▶ **YOUR GOAL**
Without altering anything, output the material below.

[START DATA PROVIDED]

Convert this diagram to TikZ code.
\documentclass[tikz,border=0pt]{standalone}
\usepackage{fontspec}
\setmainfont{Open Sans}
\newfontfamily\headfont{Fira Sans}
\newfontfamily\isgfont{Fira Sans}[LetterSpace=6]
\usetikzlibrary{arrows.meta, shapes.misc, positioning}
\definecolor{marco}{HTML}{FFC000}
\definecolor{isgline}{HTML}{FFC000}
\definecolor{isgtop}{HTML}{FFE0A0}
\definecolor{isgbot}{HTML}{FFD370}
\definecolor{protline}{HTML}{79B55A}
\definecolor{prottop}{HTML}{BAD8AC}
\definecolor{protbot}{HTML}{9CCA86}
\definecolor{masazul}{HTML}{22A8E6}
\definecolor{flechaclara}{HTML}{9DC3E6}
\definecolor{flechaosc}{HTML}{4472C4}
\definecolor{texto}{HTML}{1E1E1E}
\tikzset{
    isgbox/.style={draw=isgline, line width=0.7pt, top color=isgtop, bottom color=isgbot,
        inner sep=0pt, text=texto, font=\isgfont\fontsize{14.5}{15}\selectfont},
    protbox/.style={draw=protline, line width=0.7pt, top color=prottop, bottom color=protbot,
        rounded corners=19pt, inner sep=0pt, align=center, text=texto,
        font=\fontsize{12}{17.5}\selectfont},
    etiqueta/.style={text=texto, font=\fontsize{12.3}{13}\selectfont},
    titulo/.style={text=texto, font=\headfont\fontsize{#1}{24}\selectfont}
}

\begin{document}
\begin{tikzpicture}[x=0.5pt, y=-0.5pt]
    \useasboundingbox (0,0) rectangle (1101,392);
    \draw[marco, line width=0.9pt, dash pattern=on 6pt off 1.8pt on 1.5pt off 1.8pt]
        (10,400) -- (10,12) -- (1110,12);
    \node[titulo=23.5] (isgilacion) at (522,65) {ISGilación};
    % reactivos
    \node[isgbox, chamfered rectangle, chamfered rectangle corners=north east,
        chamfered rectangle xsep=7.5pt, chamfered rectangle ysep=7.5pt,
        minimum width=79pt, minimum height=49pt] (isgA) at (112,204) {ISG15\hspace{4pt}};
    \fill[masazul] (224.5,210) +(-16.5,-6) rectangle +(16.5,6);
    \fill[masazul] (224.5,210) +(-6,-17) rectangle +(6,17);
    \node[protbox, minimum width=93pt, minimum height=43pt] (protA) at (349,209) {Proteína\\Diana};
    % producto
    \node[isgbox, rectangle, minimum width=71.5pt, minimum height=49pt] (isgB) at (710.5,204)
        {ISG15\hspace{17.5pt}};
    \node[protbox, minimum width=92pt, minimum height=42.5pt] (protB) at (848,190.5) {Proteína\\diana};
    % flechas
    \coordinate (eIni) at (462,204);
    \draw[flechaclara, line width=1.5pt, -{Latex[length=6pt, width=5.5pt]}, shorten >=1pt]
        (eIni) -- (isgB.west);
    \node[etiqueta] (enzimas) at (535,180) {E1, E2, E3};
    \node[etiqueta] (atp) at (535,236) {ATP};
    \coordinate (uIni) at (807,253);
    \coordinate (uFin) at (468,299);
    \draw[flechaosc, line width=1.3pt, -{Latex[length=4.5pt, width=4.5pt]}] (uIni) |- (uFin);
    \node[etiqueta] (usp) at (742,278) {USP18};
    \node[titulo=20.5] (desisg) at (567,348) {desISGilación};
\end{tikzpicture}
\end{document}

[END DATA PROVIDED]

▶ **EXERCISE SOLUTION**
Convert this diagram to TikZ code.
\documentclass[tikz,border=0pt]{standalone}
\usepackage{fontspec}
\setmainfont{Open Sans}
\newfontfamily\headfont{Fira Sans}
\newfontfamily\isgfont{Fira Sans}[LetterSpace=6]
\usetikzlibrary{arrows.meta, shapes.misc, positioning}
\definecolor{marco}{HTML}{FFC000}
\definecolor{isgline}{HTML}{FFC000}
\definecolor{isgtop}{HTML}{FFE0A0}
\definecolor{isgbot}{HTML}{FFD370}
\definecolor{protline}{HTML}{79B55A}
\definecolor{prottop}{HTML}{BAD8AC}
\definecolor{protbot}{HTML}{9CCA86}
\definecolor{masazul}{HTML}{22A8E6}
\definecolor{flechaclara}{HTML}{9DC3E6}
\definecolor{flechaosc}{HTML}{4472C4}
\definecolor{texto}{HTML}{1E1E1E}
\tikzset{
    isgbox/.style={draw=isgline, line width=0.7pt, top color=isgtop, bottom color=isgbot,
        inner sep=0pt, text=texto, font=\isgfont\fontsize{14.5}{15}\selectfont},
    protbox/.style={draw=protline, line width=0.7pt, top color=prottop, bottom color=protbot,
        rounded corners=19pt, inner sep=0pt, align=center, text=texto,
        font=\fontsize{12}{17.5}\selectfont},
    etiqueta/.style={text=texto, font=\fontsize{12.3}{13}\selectfont},
    titulo/.style={text=texto, font=\headfont\fontsize{#1}{24}\selectfont}
}

\begin{document}
\begin{tikzpicture}[x=0.5pt, y=-0.5pt]
    \useasboundingbox (0,0) rectangle (1101,392);
    \draw[marco, line width=0.9pt, dash pattern=on 6pt off 1.8pt on 1.5pt off 1.8pt]
        (10,400) -- (10,12) -- (1110,12);
    \node[titulo=23.5] (isgilacion) at (522,65) {ISGilación};
    % reactivos
    \node[isgbox, chamfered rectangle, chamfered rectangle corners=north east,
        chamfered rectangle xsep=7.5pt, chamfered rectangle ysep=7.5pt,
        minimum width=79pt, minimum height=49pt] (isgA) at (112,204) {ISG15\hspace{4pt}};
    \fill[masazul] (224.5,210) +(-16.5,-6) rectangle +(16.5,6);
    \fill[masazul] (224.5,210) +(-6,-17) rectangle +(6,17);
    \node[protbox, minimum width=93pt, minimum height=43pt] (protA) at (349,209) {Proteína\\Diana};
    % producto
    \node[isgbox, rectangle, minimum width=71.5pt, minimum height=49pt] (isgB) at (710.5,204)
        {ISG15\hspace{17.5pt}};
    \node[protbox, minimum width=92pt, minimum height=42.5pt] (protB) at (848,190.5) {Proteína\\diana};
    % flechas
    \coordinate (eIni) at (462,204);
    \draw[flechaclara, line width=1.5pt, -{Latex[length=6pt, width=5.5pt]}, shorten >=1pt]
        (eIni) -- (isgB.west);
    \node[etiqueta] (enzimas) at (535,180) {E1, E2, E3};
    \node[etiqueta] (atp) at (535,236) {ATP};
    \coordinate (uIni) at (807,253);
    \coordinate (uFin) at (468,299);
    \draw[flechaosc, line width=1.3pt, -{Latex[length=4.5pt, width=4.5pt]}] (uIni) |- (uFin);
    \node[etiqueta] (usp) at (742,278) {USP18};
    \node[titulo=20.5] (desisg) at (567,348) {desISGilación};
\end{tikzpicture}
\end{document}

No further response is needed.